Since the logging produces waaaaayyyyy too much data, tens to hundreds of PTEXT entries for a single MODULE, I would like to condense the MODULE rows, which seems to call for a simple GROUP BY.

Maybe this illustrates the issue:

I start with the inner query below, which gives me the correct sequence of "module" calls, but does not aggregate them (example 1 above). So my idea was okay, I get the correct result in the correct order – so if I now select just the one column I'm interested in and use "group by" on this ordered(!) data I should get what I want – but adding the "group by" below gives me a COMPLETELY different order. Apparently my knowledge about what "group by" does is inadequate.

SELECT module FROM
(
  SELECT module, pdate FROM logging
  ORDER BY pdate asc
)
--GROUP BY module

Result without "GROUP BY" (first 12 lines):

set_option_value
set_option_value
set_option_value
set_option_value
get_rights_usecase
get_rights_usecase
get_rights_usecase
get_rights_usecase
get_rights_usecase
get_rights_usecase
get_fun_AppOptionsSingleVal
get_rights_usecase
...

Result incl. "GROUP BY":

get_fun_AppOptionsSingleVal
get_option_value
get_parameter
get_usecase_customer
get_kungesId_FY_cusper
fill_missing_products
update_chart_budget_uc1
get_Berein
set_hierarchy
get_element_num_value
icas_dyn_create_chart_table
get_xmlTemplate
...

As one can see the "GROUP BY" produces a completely different order.

What I WOULD HAVE WANTED:

set_option_value
get_rights_usecase
get_fun_AppOptionsSingleVal
get_rights_usecase
...

Basically, what I want can be achieved very simply by taking the text output of

  SELECT module FROM logging
  ORDER BY pdate asc

and pipe it through "uniq" on the Unix command line. Now I'm just curious why this isn't as simple in SQL.

Best Answer

The question is which of the pdates for a module do you want to use for ordering purposes?

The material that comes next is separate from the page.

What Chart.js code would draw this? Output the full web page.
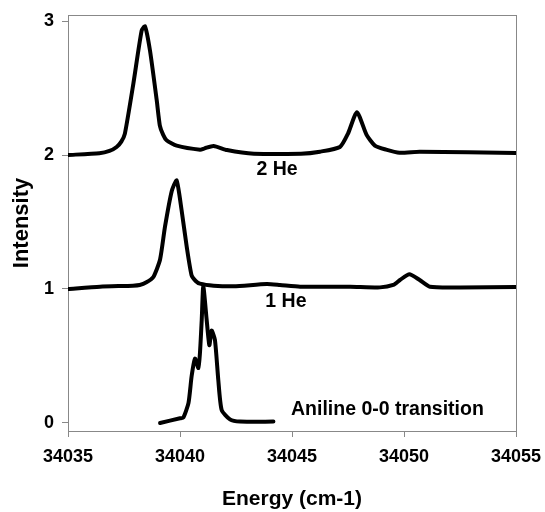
<!DOCTYPE html>
<html>
<head>
<meta charset="utf-8">
<script src="https://cdn.jsdelivr.net/npm/chart.js@4"></script>
<style>
  html, body { margin: 0; padding: 0; background: #fff; }
  canvas { display: block; }
</style>
</head>
<body>
<canvas id="chart" width="545" height="512"></canvas>
<script>
// espectros
const energy2He = [34035, 34036.4, 34036.85, 34037.17, 34037.38, 34037.54, 34037.92, 34038.29, 34038.44, 34038.66, 34038.96, 34039.1, 34039.25, 34039.4, 34039.85, 34040.9, 34041.1, 34041.5, 34042.1, 34043.3, 34045.4, 34046.25, 34047.14, 34047.5, 34047.9, 34048.33, 34048.7, 34049.2, 34049.8, 34050.7, 34055];
const int2He    = [2.0, 2.013, 2.03, 2.06, 2.1, 2.16, 2.535, 2.93, 2.96, 2.78, 2.41, 2.22, 2.15, 2.11, 2.07, 2.04, 2.05, 2.067, 2.037, 2.01, 2.01, 2.025, 2.06, 2.16, 2.32, 2.15, 2.07, 2.04, 2.017, 2.025, 2.015];

const energy1He = [34035, 34036.43, 34037.9, 34038.2, 34038.5, 34038.81, 34039.11, 34039.33, 34039.63, 34039.85, 34040.07, 34040.3, 34040.52, 34040.7, 34040.89, 34041.5, 34042.4, 34043.87, 34044.46, 34045.36, 34047.6, 34048.93, 34049.52, 34049.82, 34050.24, 34050.7, 34051.16, 34052.5, 34055];
const int1He    = [1.0, 1.017, 1.025, 1.03, 1.05, 1.09, 1.22, 1.465, 1.73, 1.81, 1.59, 1.315, 1.10, 1.06, 1.04, 1.025, 1.02, 1.037, 1.03, 1.017, 1.017, 1.012, 1.03, 1.067, 1.11, 1.067, 1.017, 1.012, 1.015];

const energyAniline = [34039.11, 34040.0, 34040.15, 34040.38, 34040.52, 34040.67, 34040.82, 34040.89, 34040.97, 34041.04, 34041.19, 34041.31, 34041.41, 34041.56, 34041.71, 34041.86, 34042.23, 34042.68, 34044.17];
const intAniline    = [0.0, 0.035, 0.04, 0.15, 0.35, 0.48, 0.41, 0.52, 0.77, 1.02, 0.77, 0.58, 0.69, 0.62, 0.32, 0.097, 0.027, 0.01, 0.01];

const xTicks = [34035, 34040, 34045, 34050, 34055];
const yTicks = [0, 1, 2, 3];

// rótulos das curvas (posição em unidades dos eixos)
const labelTexts = ['2 He', '1 He', 'Aniline 0-0 transition'];
const labelX     = [34044.33, 34044.73, 34049.26];
const labelY     = [1.888, 0.903, 0.097];

const FONT = "'Liberation Sans', Arial, sans-serif";

function pts(xs, ys) { return xs.map((x, i) => ({ x, y: ys[i] })); }

function curve(xs, ys) {
  return {
    data: pts(xs, ys),
    showLine: true,
    borderColor: '#000',
    borderWidth: 4,
    pointRadius: 0,
    tension: 0.2,
    borderCapStyle: 'round',
    borderJoinStyle: 'round'
  };
}

// moldura cinza + textos das curvas
const framePlugin = {
  id: 'frame',
  beforeDatasetsDraw(chart) {
    const { ctx, chartArea: ca } = chart;
    ctx.save();
    ctx.strokeStyle = '#888';
    ctx.lineWidth = 1;
    ctx.strokeRect(ca.left + 0.5, ca.top + 0.5, ca.right - ca.left, ca.bottom - ca.top);
    ctx.restore();
  },
  afterDatasetsDraw(chart) {
    const { ctx, scales } = chart;
    ctx.save();
    ctx.fillStyle = '#000';
    ctx.font = 'bold 19.5px ' + FONT;
    ctx.textAlign = 'center';
    ctx.textBaseline = 'middle';
    labelTexts.forEach((t, i) => {
      ctx.fillText(t, scales.x.getPixelForValue(labelX[i]), scales.y.getPixelForValue(labelY[i]));
    });
    ctx.restore();
  }
};

new Chart(document.getElementById('chart'), {
  type: 'scatter',
  data: {
    datasets: [curve(energy2He, int2He), curve(energy1He, int1He), curve(energyAniline, intAniline)]
  },
  options: {
    responsive: false,
    animation: false,
    layout: { padding: { top: 15, right: 29, left: 0, bottom: 0 } },
    plugins: { legend: { display: false }, tooltip: { enabled: false } },
    scales: {
      x: {
        type: 'linear',
        min: 34035, max: 34055,
        afterBuildTicks: s => { s.ticks = xTicks.map(v => ({ value: v })); },
        afterFit: s => { s.height = 81; s.paddingLeft = 0; s.paddingRight = 0; },
        grid: { drawOnChartArea: false, tickLength: 6, color: '#888' },
        border: { color: '#888' },
        ticks: { color: '#000', padding: 9, maxRotation: 0, font: { family: FONT, size: 18, weight: 'bold' }, callback: v => String(v) },
        title: { display: true, text: 'Energy (cm-1)', color: '#000', padding: { top: 0, bottom: 0 }, font: { family: FONT, size: 21, weight: 'bold' } }
      },
      y: {
        type: 'linear',
        min: -0.06, max: 3.045,
        afterBuildTicks: s => { s.ticks = yTicks.map(v => ({ value: v })); },
        afterFit: s => { s.width = 68; s.paddingTop = 0; s.paddingBottom = 0; },
        grid: { drawOnChartArea: false, tickLength: 6, color: '#888' },
        border: { color: '#888' },
        ticks: { color: '#000', padding: 8, font: { family: FONT, size: 18, weight: 'bold' } },
        title: { display: true, text: 'Intensity', color: '#000', padding: { top: 9, bottom: 0 }, font: { family: FONT, size: 22, weight: 'bold' } }
      }
    }
  },
  plugins: [framePlugin]
});
</script>
</body>
</html>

If you are happy to use the largest, you could use:

select module from logging order by max(pdate); 

--- EDIT

I think I get it now - you probably want something like this:

select module
from( select module, 
             sum(module_step) over (order by pdate rows unbounded preceding) 
                 as batch_number, 
             pdate
      from( select module, 
                   case lag(module) over (order by pdate) when module then 0 
                        else 1 end as module_step, 
                   pdate from logging) )
group by module, batch_number
order by batch_number;